The sentiment is easy enough to recognize in the Occupy Wall Street movement, of course, with its dozens of signs relating to Banker greed and elite corruption. But a fascinating new report by Harvard sociologist Theda Skocpol (and two graduate students) shows how this shattered dream animates those on the right—often conceived of as the country’s self-styled thick-skinned, hard-scrabble, suck-it-up realists—just as much as those on the left, albeit with a very different focus. Instead of greedy bankers and corporate-shill lobbyists and politicians, the Tea Party set are angry at, primarily, immigrants for being, in a word, unfair:
The Harvard scholars found immigration to be a core, and highly emotive, Tea Party issue, even in Massachusetts, which has relatively low levels of illegal immigration and no foreign borders.
This impassioned opposition to illegal immigrants is often equated with racism, but Ms. Skocpol and her colleagues take great pains to point out that the Massachusetts Tea Partiers, whom they studied most closely, are vocally and actively opposed to overt racism. A racist poster to their Web site was publicly reprimanded and a plan was made to take down racist signs at a rally (though, in the event, the researchers didn’t spot any that needed removing). For the Tea Partiers, the major intellectual distinction isn’t between black and white — although that is the color of most of them — it is between deserving, hard-working citizen and unauthorized, foreign freeloader.
The political implications may surprise you—and, if we take Waldman’s criticism of the White House policy apparatus seriously, concern Obama supporters:
The Harvard scholars’ careful parsing of the thinking of the Tea Party has some important political implications. The first is that there is a latent but potentially vast divide between the grass roots and the conservative elite on the United States’ most important fiscal issue — the twin entitlements of Social Security and Medicare. Cutting these programs is a core tenet of faith for the party’s funders and its intellectuals. But the Tea Party’s rank and file views them as earned benefits that belong to hard-working Americans as surely as do their homes and private savings. […]

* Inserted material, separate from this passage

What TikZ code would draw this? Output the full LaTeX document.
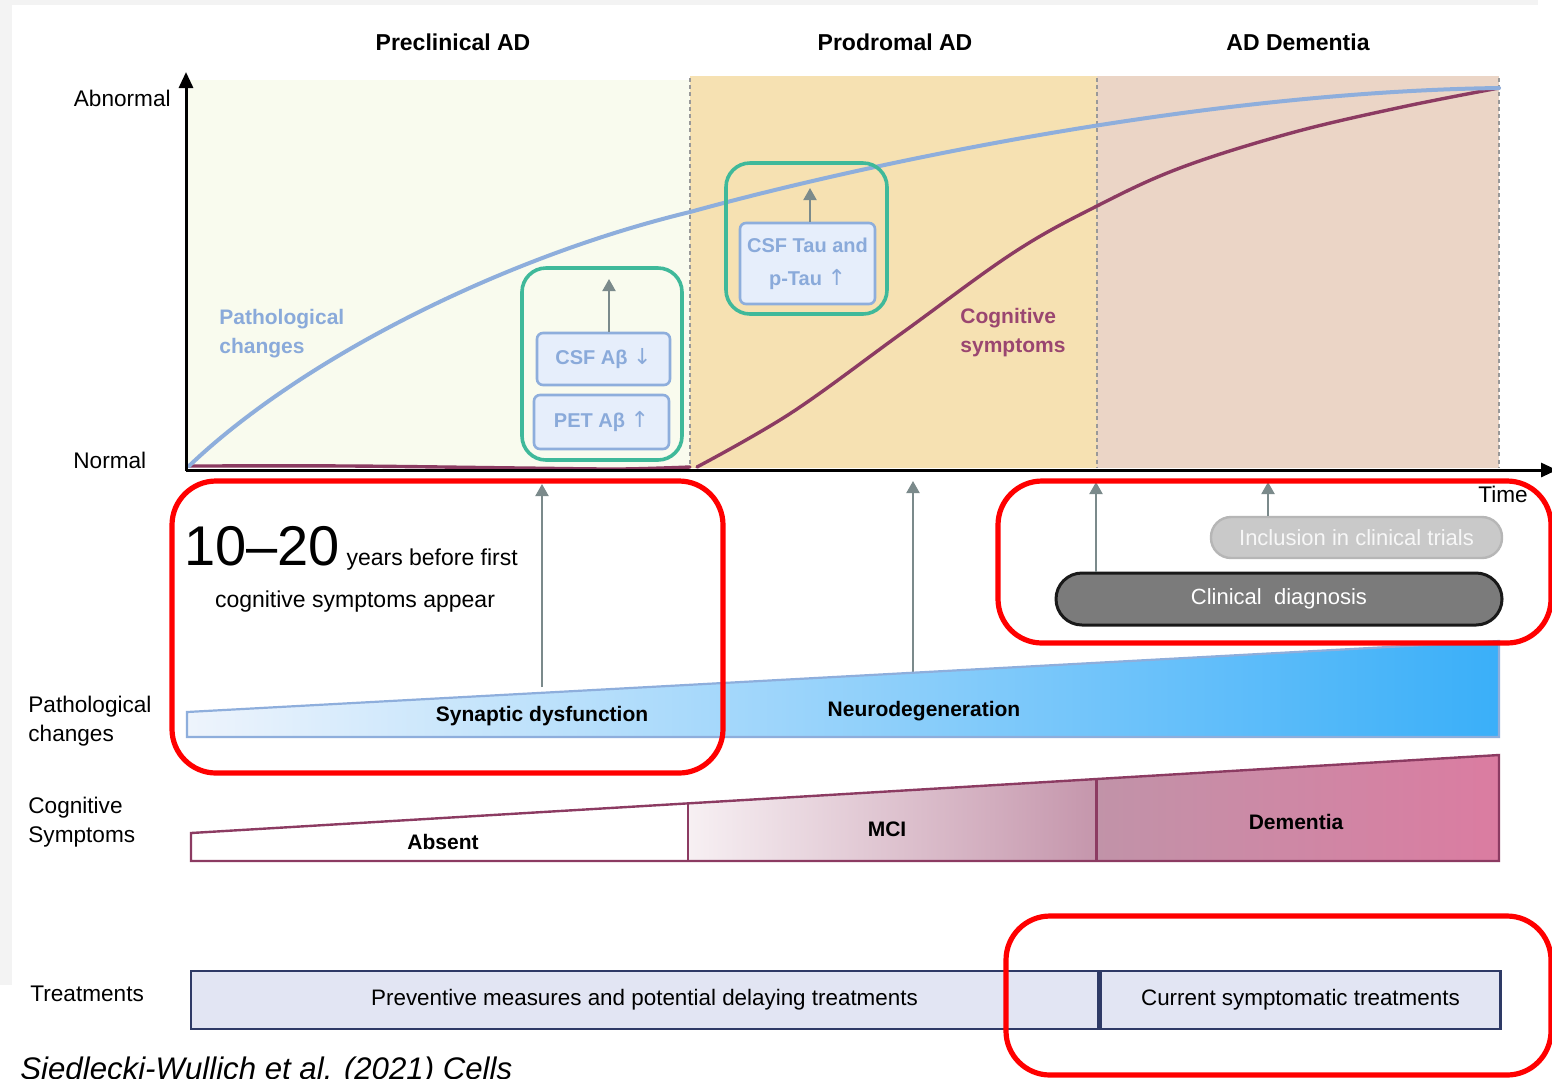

The second take-away is for the Democrats, particularly the technocrats among them. It has become conventional wisdom, including on the left, that the way to make social welfare programs affordable is to direct them at the people who really need them. If politics were a math exercise, that view would make a lot of sense.
But Ms. Skocpol and her colleagues’ study of the Tea Party suggests that the government spending programs that earn widespread, long-term public support, including among people with strongly conservative views, are those that are perceived to be both universal and deserved. Helping the poor is well and good, but when times get tough the institutions we are willing to pay for are those that assist virtuous, hard-working people — in other words, ourselves.
Keep this in mind next time you hear a Reasonable Democrat extolling the virtues of means-testing for Medicare or Social Security. On paper, yes, it makes abundant sense—in fact, it seems to be the height of fairness. But if Skocpol’s findings are correct, left-leaning wonks looking to shore-up the welfare state would do well to keep in mind that old saying about policy for the poor making for poor policy. In the abstract, it may be smart. But maybe the more important question isn’t whether it’s smart—it’s whether it’s “fair.”